If my acceleration is -1 ($a=-1\:\rm{m/s^2}$) and I'm standing in the infinite ($x_0=\infty \:\rm m$), could I reach the point $x=0\:\rm m$? I'm standing in the infinite where $x_0=\infty \:\rm m$. If I have a negative acceleration, could I reach the point $x=0\:\rm m$? Would it be possible to calculate how long would take to reach the point $x=0\:\rm m$?
 A: (Mathematicians, please hold back the pitchforks--i'll update this with a mathematically correct version later.)
$$s=ut+\frac{1}{2}at^2$$,$$\text{where }u=0,a=-1,s=-\infty$$
$$\therefore-\infty=0+\frac{1}{2}(-1)t^2$$
$$\therefore t=\sqrt{2\infty}=\infty \:^\text{  {*}}$$
So you will never reach $s=0$. Of course, standing at $s=\infty$ is impossible anyways. In physics, infinity is a place sufficiently removed from a system to be free of all influences from it. For example, a hundred meters is infinity for a system consisting of a marble, where you only consider gravity. So it's a relative concept. In mathematics, infinity is something that you can try to reach but never do--it's not a real number(in both the lay and technical meanings of "real number").
A more mathematically correct way to do it would be to use limits and show that $t$ diverges as $s$ approaches $-\infty$.
*Note that even though I am using it like a normal number, $\infty$ is not a number and arithmetic does not work on it. $\infty+\infty=\infty\times\infty=\infty^\infty=\infty$ is OK to use, but $\infty-\infty,\infty\times0,\infty/\infty$ are all undefined like $0/0$ and should not be used.
A: It's same as you start from $x_0=0\:\rm m$ and have $a=1\:\rm{m/s^2}$. You will aim to $\infty$, but never reach it.
Sorry, didn't find how to write with math code.

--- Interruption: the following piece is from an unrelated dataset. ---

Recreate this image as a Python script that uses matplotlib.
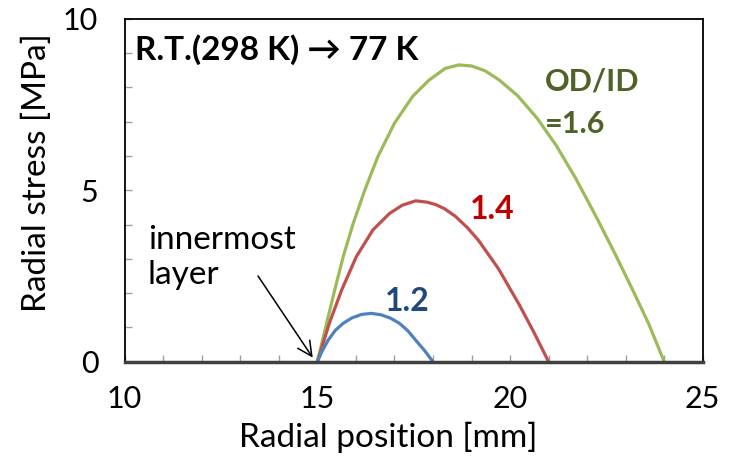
import numpy as np
import matplotlib
matplotlib.use("Agg")
from matplotlib import pyplot as plt

# radial stress profiles after cooling R.T. -> 77 K, one per OD/ID ratio
x_16 = [15.0, 15.24, 15.45, 15.67, 15.93, 16.23, 16.57, 17.0, 17.47, 17.9,
        18.32, 18.67, 19.0, 19.35, 19.72, 20.2, 20.7, 21.2, 21.7, 22.2,
        22.7, 23.2, 23.6, 24.0]
y_16 = [0.0, 1.12, 2.09, 3.06, 4.03, 5.0, 5.98, 6.95, 7.73, 8.21,
        8.55, 8.65, 8.62, 8.48, 8.21, 7.75, 7.1, 6.3, 5.35, 4.3,
        3.2, 2.05, 1.1, 0.0]

x_14 = [15.0, 15.31, 15.63, 16.01, 16.44, 16.87, 17.2, 17.55, 17.85, 18.07,
        18.3, 18.58, 18.9, 19.18, 19.7, 20.24, 20.6, 21.0]
y_14 = [0.0, 1.12, 2.09, 3.06, 3.84, 4.32, 4.56, 4.69, 4.65, 4.58,
        4.46, 4.24, 3.9, 3.54, 2.71, 1.66, 0.9, 0.0]

x_12 = [15.0, 15.12, 15.28, 15.47, 15.67, 15.9, 16.15, 16.4, 16.65, 16.9,
        17.13, 17.35, 17.55, 17.78, 18.0]
y_12 = [0.0, 0.3, 0.63, 0.92, 1.12, 1.28, 1.38, 1.41, 1.37, 1.27,
        1.12, 0.9, 0.63, 0.33, 0.0]

xticks = [10, 15, 20, 25]
yticks = [0, 5, 10]

plt.rcParams['font.family'] = ['Lato', 'DejaVu Sans']

fig = plt.figure(figsize=(7.29, 4.65), dpi=100)
ax = fig.add_axes([0.171, 0.222, 0.793, 0.738])

ax.plot(x_16, y_16, color='#9BBB59', lw=2.3, solid_joinstyle='round')
ax.plot(x_14, y_14, color='#C0504D', lw=2.3, solid_joinstyle='round')
ax.plot(x_12, y_12, color='#4F81BD', lw=2.3, solid_joinstyle='round')

ax.set_xlim(10, 25)
ax.set_ylim(0, 10)
ax.set_xticks(xticks)
ax.set_yticks(yticks)
ax.set_xticks(np.arange(10, 26, 1), minor=True)
ax.set_yticks(np.arange(0, 11, 1), minor=True)
ax.tick_params(which='both', direction='in', length=5, width=1.0,
               color='#A0A0A0', labelsize=22)
ax.tick_params(axis='x', pad=17)
ax.tick_params(axis='y', pad=19)

for side in ['left', 'top', 'right']:
    ax.spines[side].set_color('black')
    ax.spines[side].set_linewidth(1.3)
ax.spines['bottom'].set_color('#404040')
ax.spines['bottom'].set_linewidth(2.5)

ax.set_xlabel('Radial position [mm]', fontsize=24)
ax.set_ylabel('Radial stress [MPa]', fontsize=24)
ax.xaxis.set_label_coords(0.455, -0.175)
ax.yaxis.set_label_coords(-0.125, 0.55)

ax.text(10.27, 9.09, 'R.T.(298 K) \u2192 77 K', fontsize=24,
        fontweight='bold', va='center', ha='left')
ax.text(20.91, 7.55, 'OD/ID\n=1.6', fontsize=22, fontweight='bold',
        color='#4F6228', va='center', ha='left', linespacing=1.6)
ax.text(18.97, 4.45, '1.4', fontsize=23, fontweight='bold',
        color='#C00000', va='center', ha='left')
ax.text(16.76, 1.75, '1.2', fontsize=23, fontweight='bold',
        color='#1F497D', va='center', ha='left')
ax.text(10.6, 3.05, 'innermost\nlayer', fontsize=24, va='center',
        ha='left', linespacing=1.2)

ax.annotate('', xy=(14.88, 0.12), xytext=(13.46, 2.5),
            arrowprops=dict(arrowstyle='->', color='black', lw=1.1,
                            mutation_scale=26, shrinkA=0, shrinkB=0))

fig.savefig('out.png', dpi=100)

A: The given answers are not really correct. Manishearth should have followed his intuition. Maybe this might help:
$$ x_0 = \infty \\x(t) = x_0 +\frac{1}{2}at^2$$
Now can we reach a certain point after waiting for a long time? $$\lim_{t\rightarrow \infty}x(t) = x_0 +\frac{1}{2}at^2= x_0 - \infty \\ \lim_{t\rightarrow \infty}x(t) = \infty - \infty$$
So now where are stuck and ask our math guys what is $\infty - \infty$? and it turns out that we just forgot how we came to our starting position. If we do not know that (i.e. which limit brought us there), then the answer is not defined as just the symbol $\infty$ has no memory. So yes, we could certainly be at $0$, but also at $-\infty$ or$\infty$. A precise answer can only be given if we know how we got there. 
This is also true for the time. If you do not know how far you are out you cannot calculate how long it will take to come back.